For this was a church that had suffered greatly during the 18 years of the civil war that pitted the Shining Path Liberation Army against the Peruvian Army. So powerful, so ubiquitous was the fear of those days that the atrocities committed in the name of ideology defied description. On any given night, your father might be “disappeared” or your children executed in front of your very eyes. In the Santa Barbara community itself in 1991, 15 members of the community (eight adults, four children, and three babies) were rounded up by a government military patrol, tortured, machine-gunned to death, and their bodies buried in the abandoned “La Misteriosa” mine, its mouth sealed forever by a dynamite blast. Fear, in those days, won out over human decency. 

And so as Pastor David stood before his congregation, he knew that every person had the right to hate someone else in the circle. Maybe my sister had given the army false information about your father and he had been executed with no questions asked. Or your uncle reported to a Shining Path informant about my son’s desire to join the army, and the guerillas took him away, never to be seen again. Unhealed wounds had bled the community of its very life. And yet something kept drawing them to New Jerusalem.

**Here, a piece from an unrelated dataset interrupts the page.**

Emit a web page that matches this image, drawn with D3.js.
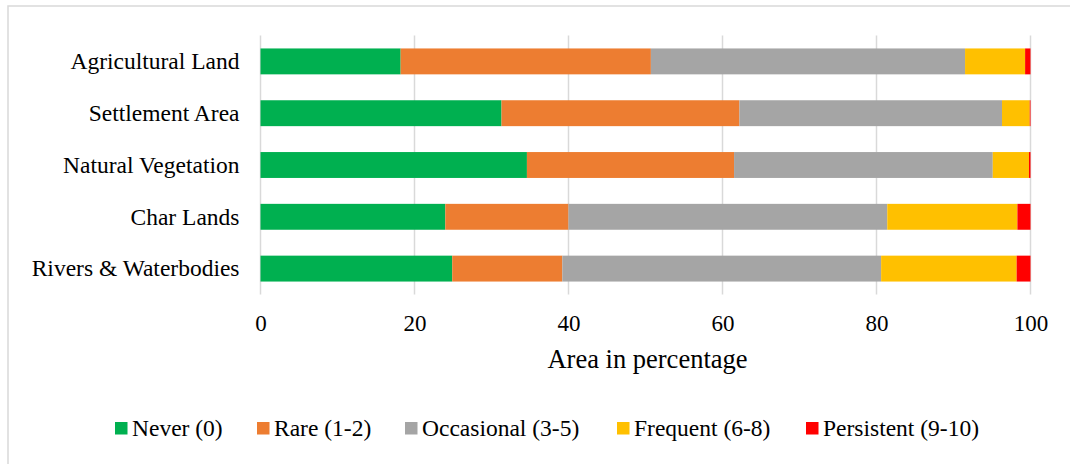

Finally, Pastor David spoke. “Hermanos! (Brothers and sisters!)”—“Every day we are to take a step closer to Jesus and, in doing so, we will necessarily come closer to our neighbor.” With that, the Spirit of Reconciliation began to move over us. An older woman crossed the circle with tears in her eyes and embraced a man with whom she had not spoken in years. Later, I found out that he had told the army of her husband’s left-leaning sympathies and her husband had been taken from their bed in the middle of the night and killed. Other pairs came together in a whispered litany of confession and pardon, tears and embrace.

Later that night, as I walked away from the church into the clear Andean night, I reflected on how little I understood about the power of the Spirit of Life whom Pastor David seemed to be able to trust so naturally. Today I find myself wondering what would happen if you and I as leaders dared to do algo distinto(“something different”) in our congregations. What if we dared to take a step toward Jesus, knowing that we will necessarily draw nearer to our neighbors—both our friendly neighbors and our neighbors whom we have every reason in the world to hate.

My prayer is that the Spirit will offer you insight from our global partners as to one step you can take toward the unity that Christ died to bring us.